I found an industry besides healthcare whose prices are rising as fast as college tuition! Not coincidentally, it is the textbook industry. According to the GAO, textbook prices are increasing at twice the rate of inflation, lagging tuition by only a bit. The report projected textbook costs of $1000/year for college students, and that was in 2006. It was enough of an issue to spur new federal regulations in 2010 aimed at driving down textbook pricing by disallowing bundling of other materials with textbooks and mandating price disclosures to professors.
Why have textbook publishers been able to continue jacking up prices regardless of overall economic conditions? As Anya Kamenetz pointed out in an insightful post in the NYT, the issue is not rising costs, it is the publishers’ business model. Students are a captive audience, and are forced to buy whatever books their professors assign. This makes textbooks a cash cow for publishers who are being severely squeezed in all of their other markets.

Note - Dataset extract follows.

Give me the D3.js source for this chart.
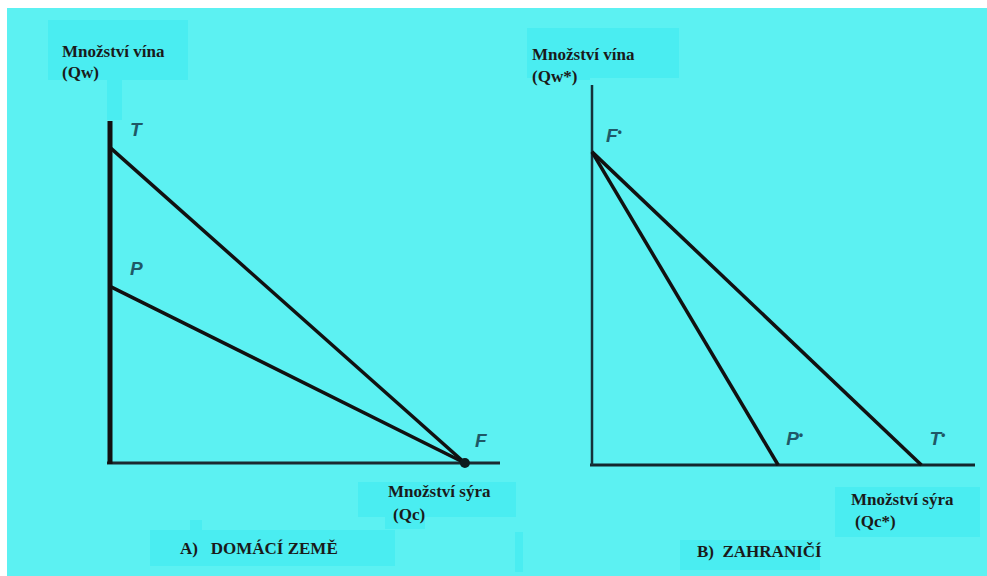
<!DOCTYPE html>
<html>
<head>
<meta charset="utf-8">
<script src="https://cdn.jsdelivr.net/npm/d3@7"></script>
<style>
  body { margin: 0; background: #fff; }
  svg { display: block; }
  text { white-space: pre; }
</style>
</head>
<body>
<div id="chart"></div>
<script>
/* Two production possibility frontiers: home (A) and foreign (B) */

// home country: intercepts on the wine axis (Qw) and cheese axis (Qc)
const homeLines = [
  { name: "T", wine: 92, cheese: 91 },
  { name: "P", wine: 51.5, cheese: 91 }
];
const homeCheeseEnd = { name: "F", cheese: 91 };

// foreign country: common wine intercept F*, cheese intercepts P* and T*
const foreignWine = { name: "F*", wine: 82.4 };
const foreignLines = [
  { name: "P*", cheese: 48.6 },
  { name: "T*", cheese: 86 }
];

const axisLabels = {
  wine: "Množství vína",
  cheese: "Množství sýra"
};
const panelTitles = ["A)   DOMÁCÍ ZEMĚ", "B)  ZAHRANIČÍ"];

const width = 987, height = 576;
const bg = "#5cf1f2", box = "#4aedf1", ink = "#111", letterInk = "#1f5866";

const svg = d3.select("#chart")
  .append("svg")
  .attr("width", width)
  .attr("height", height);

svg.append("rect")
  .attr("x", 7).attr("y", 8)
  .attr("width", width - 7).attr("height", height - 8)
  .attr("fill", bg);

// slightly darker patches behind the labels
const patches = [
  [48, 20, 140, 60], [107, 80, 15, 40],
  [527, 28, 152, 50], [570, 60, 20, 20],
  [358, 482, 158, 35], [385, 517, 40, 12], [515, 532, 8, 40],
  [150, 530, 245, 36], [190, 520, 12, 10],
  [835, 487, 145, 50], [680, 540, 140, 30]
];
svg.append("g").selectAll("rect")
  .data(patches)
  .join("rect")
  .attr("x", d => d[0]).attr("y", d => d[1])
  .attr("width", d => d[2]).attr("height", d => d[3])
  .attr("fill", box);

const labelFont = "'Liberation Serif', 'DejaVu Serif', serif";
const letterFont = "'Liberation Sans', Arial, sans-serif";

function label(x, y, t, size = 17) {
  svg.append("text")
    .attr("x", x).attr("y", y)
    .attr("font-family", labelFont)
    .attr("font-weight", "bold")
    .attr("font-size", size)
    .attr("fill", "#1a1a1a")
    .text(t);
}

function letter(x, y, t) {
  const tx = svg.append("text")
    .attr("x", x).attr("y", y)
    .attr("font-family", letterFont)
    .attr("font-style", "italic")
    .attr("font-weight", "bold")
    .attr("font-size", 19)
    .attr("fill", letterInk);
  tx.append("tspan").text(t[0]);
  if (t.length > 1) {
    tx.append("tspan")
      .attr("font-size", 12)
      .attr("dy", -6)
      .text("•");
  }
}

/* ---- panel A ---- */
const xA = d3.scaleLinear().domain([0, 100]).range([110, 500]);
const yA = d3.scaleLinear().domain([0, 100]).range([463, 121]);

svg.append("line")
  .attr("x1", xA(0) - 3).attr("x2", xA(100))
  .attr("y1", yA(0)).attr("y2", yA(0))
  .attr("stroke", "#1b2a30").attr("stroke-width", 3);
svg.append("line")
  .attr("x1", xA(0)).attr("x2", xA(0))
  .attr("y1", yA(100)).attr("y2", yA(0) + 1)
  .attr("stroke", ink).attr("stroke-width", 5);

svg.append("g").selectAll("line")
  .data(homeLines)
  .join("line")
  .attr("x1", xA(0) + 1).attr("y1", d => yA(d.wine))
  .attr("x2", d => xA(d.cheese)).attr("y2", yA(0))
  .attr("stroke", ink).attr("stroke-width", 3.5);

svg.append("circle")
  .attr("cx", xA(homeCheeseEnd.cheese)).attr("cy", yA(0))
  .attr("r", 5).attr("fill", "#0d1a1e");

homeLines.forEach(d => letter(xA(0) + 20, yA(d.wine) - 12, d.name));
letter(xA(homeCheeseEnd.cheese) + 10, yA(0) - 16, homeCheeseEnd.name);

label(62, 57, axisLabels.wine);
label(62, 78, "(Qw)");
label(388, 497, axisLabels.cheese);
label(393, 520, "(Qc)");
label(180, 554, panelTitles[0]);

/* ---- panel B ---- */
const xB = d3.scaleLinear().domain([0, 100]).range([592, 975]);
const yB = d3.scaleLinear().domain([0, 100]).range([465, 85]);

svg.append("line")
  .attr("x1", xB(0) - 2).attr("x2", xB(100))
  .attr("y1", yB(0)).attr("y2", yB(0))
  .attr("stroke", "#13272d").attr("stroke-width", 3);
svg.append("line")
  .attr("x1", xB(0)).attr("x2", xB(0))
  .attr("y1", yB(100)).attr("y2", yB(0))
  .attr("stroke", "#15323a").attr("stroke-width", 2.5);

svg.append("g").selectAll("line")
  .data(foreignLines)
  .join("line")
  .attr("x1", xB(0)).attr("y1", yB(foreignWine.wine))
  .attr("x2", d => xB(d.cheese)).attr("y2", yB(0))
  .attr("stroke", ink).attr("stroke-width", 3.5);

letter(xB(0) + 14, yB(foreignWine.wine) - 10, foreignWine.name);
foreignLines.forEach(d => letter(xB(d.cheese) + 8, yB(0) - 20, d.name));

label(532, 60, axisLabels.wine);
label(532, 82, "(Qw*)");
label(851, 505, axisLabels.cheese);
label(855, 527, "(Qc*)");
label(697, 557, panelTitles[1]);
</script>
</body>
</html>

This is an issue that is relatively easy for faculty to address. As Kamenetz points out, there are a large and growing number of alternatives to textbooks. I personally haven’t used one in my classes for years. I make do with my own course materials supplemented by articles, blogs, and other readings. I haven’t used them yet, but I’m intrigued by Flat World Knowledge, who provide open source textbooks for college professors. These online alternatives not only reduce costs to students, but they are also more relevant to them than boring tomes that become outdated as soon as they are printed.